ABSTRACT

PROFESSIONALISM is a dull, ugly word; but it means dull, ugly things, a perversion of the higher activities of man, of art, literature, religion, philosophy; and a perversion to which we are all apt to be blind. We know that in these activities specialization is a condition of excellence. As Keats said to Shelley, in art it is necessary to serve both God and Mammon; and as Samuel Butler said, “That is not easy, but then nothing that is really worth doing ever is easy.” The poet may be born, not made; but no man can start writing poetry as if it had never been written before. In every art there is a medium, and the poet, like all other artists, learns from the poets of the past how to use his medium.
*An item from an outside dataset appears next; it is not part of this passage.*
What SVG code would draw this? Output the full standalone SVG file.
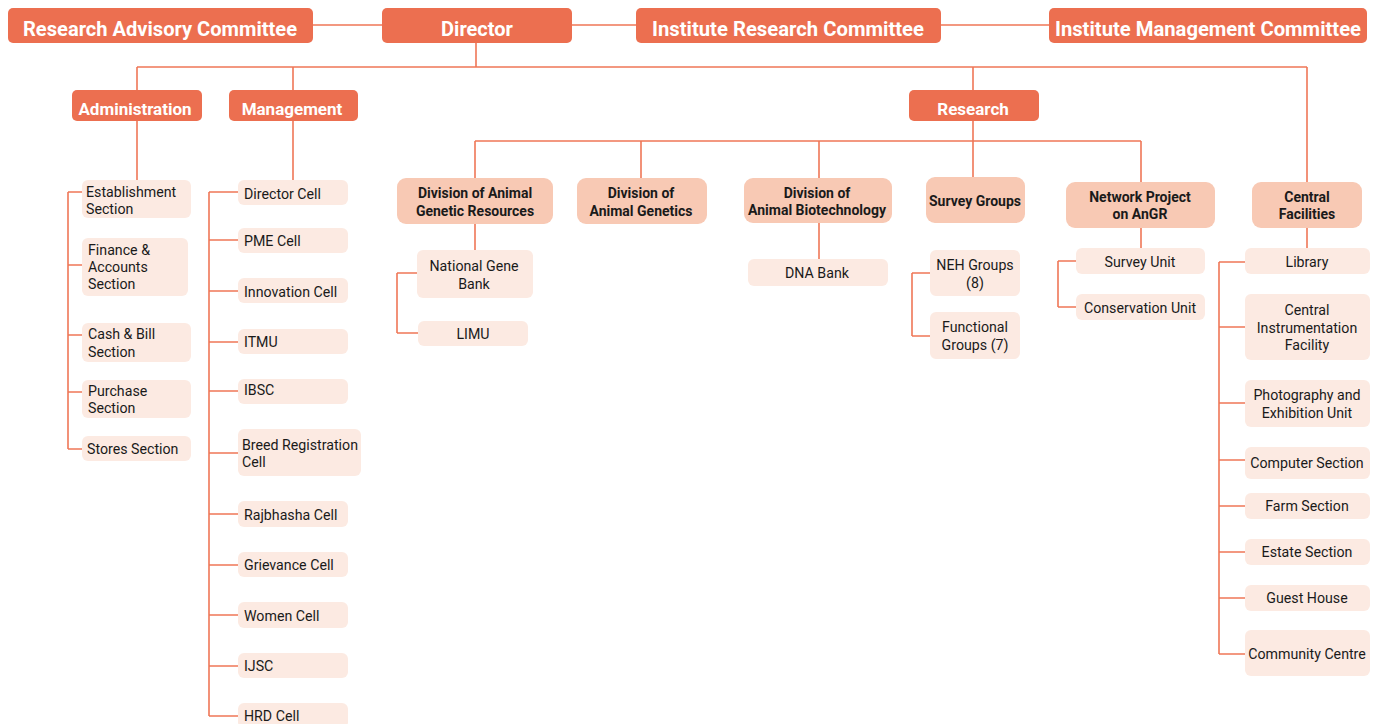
<svg xmlns="http://www.w3.org/2000/svg" width="1381" height="724" viewBox="0 0 1381 724">
<style>
.top rect{fill:#ec6f50}
.top text{fill:#fff;font-family:Roboto,"Liberation Sans",sans-serif;font-weight:bold;font-size:20px;text-anchor:middle}
.l2 rect{fill:#ec6f50}
.l2 text{fill:#fff;font-family:Roboto,"Liberation Sans",sans-serif;font-weight:bold;font-size:17px;text-anchor:middle}
.div rect{fill:#f8c9b4}
.div text{fill:#1a1a1a;font-family:Roboto,"Liberation Sans",sans-serif;font-weight:bold;font-size:14px;text-anchor:middle}
.leaf rect{fill:#fceae2}
.leaf text{fill:#1a1a1a;font-family:Roboto,"Liberation Sans",sans-serif;font-size:14.2px}
.c text{text-anchor:middle}
#connectors path{fill:none;stroke:#ef7757;stroke-width:1.6}
</style>
<g id="connectors">
<path d="M313 25H382M572 25H636M941 25H1049"/>
<path d="M476 43V67M137 67H1307M137 67V90M293 67V90M973 67V90M1307 67V182"/>
<path d="M137 121V180M68 192V449M68 192H82M68 265H82M68 335H82M68 392H82M68 449H82"/>
<path d="M293 121V180M209 192V716M209 192H238M209 240H238M209 291H238M209 342H238M209 391H238M209 453H238M209 514H238M209 565H238M209 615H238M209 666H238M209 716H238"/>
<path d="M973 121V178M475 141H1141M475 141V178M641 141V178M819 141V178M1141 141V182"/>
<path d="M475 224V250M397 273V333M397 273H417M397 333H418"/>
<path d="M819 223V259"/>
<path d="M912 273V336M912 273H930M912 336H930"/>
<path d="M1141 228V248M1058 261V307M1058 261H1076M1058 307H1076"/>
<path d="M1307 228V248M1219 262V654M1219 262H1245M1219 327H1245M1219 403H1245M1219 460H1245M1219 506H1245M1219 552H1245M1219 598H1245M1219 654H1245"/>
</g>

<g id="rac" class="top"><rect x="8" y="8" width="305" height="35" rx="5"/><text x="160" y="36" textLength="274" lengthAdjust="spacingAndGlyphs">Research Advisory Committee</text></g>
<g id="director" class="top"><rect x="382" y="8" width="190" height="35" rx="5"/><text x="477" y="36">Director</text></g>
<g id="irc" class="top"><rect x="636" y="8" width="305" height="35" rx="5"/><text x="788" y="36" textLength="272" lengthAdjust="spacingAndGlyphs">Institute Research Committee</text></g>
<g id="imc" class="top"><rect x="1049" y="8" width="318" height="35" rx="5"/><text x="1208" y="36" textLength="306" lengthAdjust="spacingAndGlyphs">Institute Management Committee</text></g>

<g id="administration" class="l2"><rect x="72" y="90" width="130" height="31" rx="5"/><text x="135" y="115">Administration</text></g>
<g id="management" class="l2"><rect x="229" y="90" width="129" height="31" rx="5"/><text x="292" y="115">Management</text></g>
<g id="research" class="l2"><rect x="909" y="90" width="130" height="31" rx="5"/><text x="973" y="115">Research</text></g>

<g id="establishment" class="leaf"><rect x="82" y="180" width="109" height="38" rx="6"/><text x="86" y="197">Establishment</text><text x="86" y="214">Section</text></g>
<g id="finance" class="leaf"><rect x="82" y="238" width="106" height="58" rx="6"/><text x="88" y="255">Finance &amp;</text><text x="88" y="272">Accounts</text><text x="88" y="289">Section</text></g>
<g id="cash" class="leaf"><rect x="82" y="323" width="109" height="39" rx="6"/><text x="88" y="339">Cash &amp; Bill</text><text x="88" y="357">Section</text></g>
<g id="purchase" class="leaf"><rect x="82" y="380" width="109" height="38" rx="6"/><text x="88" y="396">Purchase</text><text x="88" y="413">Section</text></g>
<g id="stores" class="leaf"><rect x="82" y="436" width="109" height="25" rx="6"/><text x="87" y="454">Stores Section</text></g>

<g id="director-cell" class="leaf"><rect x="238" y="180" width="110" height="25" rx="6"/><text x="244" y="199">Director Cell</text></g>
<g id="pme" class="leaf"><rect x="238" y="228" width="110" height="25" rx="6"/><text x="244" y="246">PME Cell</text></g>
<g id="innovation" class="leaf"><rect x="238" y="278" width="110" height="25" rx="6"/><text x="244" y="297">Innovation Cell</text></g>
<g id="itmu" class="leaf"><rect x="238" y="329" width="110" height="25" rx="6"/><text x="244" y="347">ITMU</text></g>
<g id="ibsc" class="leaf"><rect x="238" y="379" width="110" height="25" rx="6"/><text x="244" y="395">IBSC</text></g>
<g id="breed" class="leaf"><rect x="238" y="429" width="123" height="47" rx="6"/><text x="242" y="450" font-size="13">Breed Registration</text><text x="242" y="467" font-size="13">Cell</text></g>
<g id="rajbhasha" class="leaf"><rect x="238" y="501" width="110" height="26" rx="6"/><text x="244" y="520">Rajbhasha Cell</text></g>
<g id="grievance" class="leaf"><rect x="238" y="552" width="110" height="25" rx="6"/><text x="244" y="570">Grievance Cell</text></g>
<g id="women" class="leaf"><rect x="238" y="602" width="110" height="26" rx="6"/><text x="244" y="621">Women Cell</text></g>
<g id="ijsc" class="leaf"><rect x="238" y="653" width="110" height="25" rx="6"/><text x="244" y="671">IJSC</text></g>
<g id="hrd" class="leaf"><rect x="238" y="703" width="110" height="25" rx="6"/><text x="244" y="721">HRD Cell</text></g>

<g id="dagr" class="div"><rect x="397" y="178" width="156" height="46" rx="9"/><text x="475" y="198">Division of Animal</text><text x="475" y="216">Genetic Resources</text></g>
<g id="dag" class="div"><rect x="577" y="178" width="130" height="46" rx="9"/><text x="641" y="198">Division of</text><text x="641" y="216">Animal Genetics</text></g>
<g id="dab" class="div"><rect x="744" y="178" width="148" height="45" rx="9"/><text x="817" y="198">Division of</text><text x="817" y="215">Animal Biotechnology</text></g>
<g id="survey-groups" class="div"><rect x="926" y="177" width="99" height="46" rx="9"/><text x="975" y="206">Survey Groups</text></g>
<g id="network" class="div"><rect x="1066" y="182" width="149" height="46" rx="9"/><text x="1140" y="202">Network Project</text><text x="1140" y="219">on AnGR</text></g>
<g id="central" class="div"><rect x="1252" y="182" width="110" height="46" rx="9"/><text x="1307" y="202">Central</text><text x="1307" y="219">Facilities</text></g>

<g id="ngb" class="leaf c"><rect x="417" y="250" width="116" height="48" rx="6"/><text x="474" y="271">National Gene</text><text x="474" y="289">Bank</text></g>
<g id="limu" class="leaf c"><rect x="418" y="321" width="110" height="25" rx="6"/><text x="473" y="339">LIMU</text></g>
<g id="dna" class="leaf c"><rect x="748" y="259" width="140" height="27" rx="6"/><text x="817" y="278">DNA Bank</text></g>
<g id="neh" class="leaf c"><rect x="930" y="250" width="90" height="46" rx="6"/><text x="975" y="270">NEH Groups</text><text x="975" y="288">(8)</text></g>
<g id="functional" class="leaf c"><rect x="930" y="312" width="90" height="47" rx="6"/><text x="975" y="332">Functional</text><text x="975" y="350">Groups (7)</text></g>
<g id="survey-unit" class="leaf c"><rect x="1076" y="248" width="129" height="26" rx="6"/><text x="1140" y="267">Survey Unit</text></g>
<g id="conservation" class="leaf c"><rect x="1076" y="294" width="129" height="26" rx="6"/><text x="1140" y="313">Conservation Unit</text></g>

<g id="library" class="leaf c"><rect x="1245" y="248" width="125" height="26" rx="6"/><text x="1307" y="267">Library</text></g>
<g id="cif" class="leaf c"><rect x="1245" y="294" width="125" height="66" rx="6"/><text x="1307" y="315">Central</text><text x="1307" y="333">Instrumentation</text><text x="1307" y="350">Facility</text></g>
<g id="photo" class="leaf c"><rect x="1245" y="380" width="125" height="47" rx="6"/><text x="1307" y="400">Photography and</text><text x="1307" y="418">Exhibition Unit</text></g>
<g id="computer" class="leaf c"><rect x="1245" y="447" width="125" height="32" rx="6"/><text x="1307" y="468">Computer Section</text></g>
<g id="farm" class="leaf c"><rect x="1245" y="493" width="125" height="26" rx="6"/><text x="1307" y="511">Farm Section</text></g>
<g id="estate" class="leaf c"><rect x="1245" y="539" width="125" height="26" rx="6"/><text x="1307" y="557">Estate Section</text></g>
<g id="guest" class="leaf c"><rect x="1245" y="585" width="125" height="26" rx="6"/><text x="1307" y="603">Guest House</text></g>
<g id="community" class="leaf c"><rect x="1245" y="630" width="125" height="46" rx="6"/><text x="1307" y="659">Community Centre</text></g>
</svg>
Often he does this unconsciously by reading them for delight. He first becomes a poet because he loves the poetry of others. And the painter becomes a painter because he loves the pictures of others. Each of them is apt to begin— As if his whole vocation Were endless imitation. So the artist insists to himself upon the value of hard work. He is impatient of all the talk about inspiration; for he knows that, though nothing can be done without it, it comes only with command of the medium. And this command, like all craftsmanship, is traditional, handed down from one generation to another. Any kind of expression in this imperfect world is as difficult as virtue itself. For expression, like virtue, is a kind of transcendence. In it the natural man rises above his animal functions, above living so that he may continue to live; he triumphs over those animal functions which hold him down to the earth as incessantly as the attraction of gravity itself. But, like the airman, he can triumph only by material means, and by means gradually perfected in the practice of others. Yet there is always this difference, that in mechanics anyone can learn to make use of an invention ; but in the higher activities, invention, if it becomes mechanical, destroys the activity itself, even in the original inventor. The medium is always a medium, not merely a material; and if it becomes merely a material to be manipulated, it ceases to be a medium.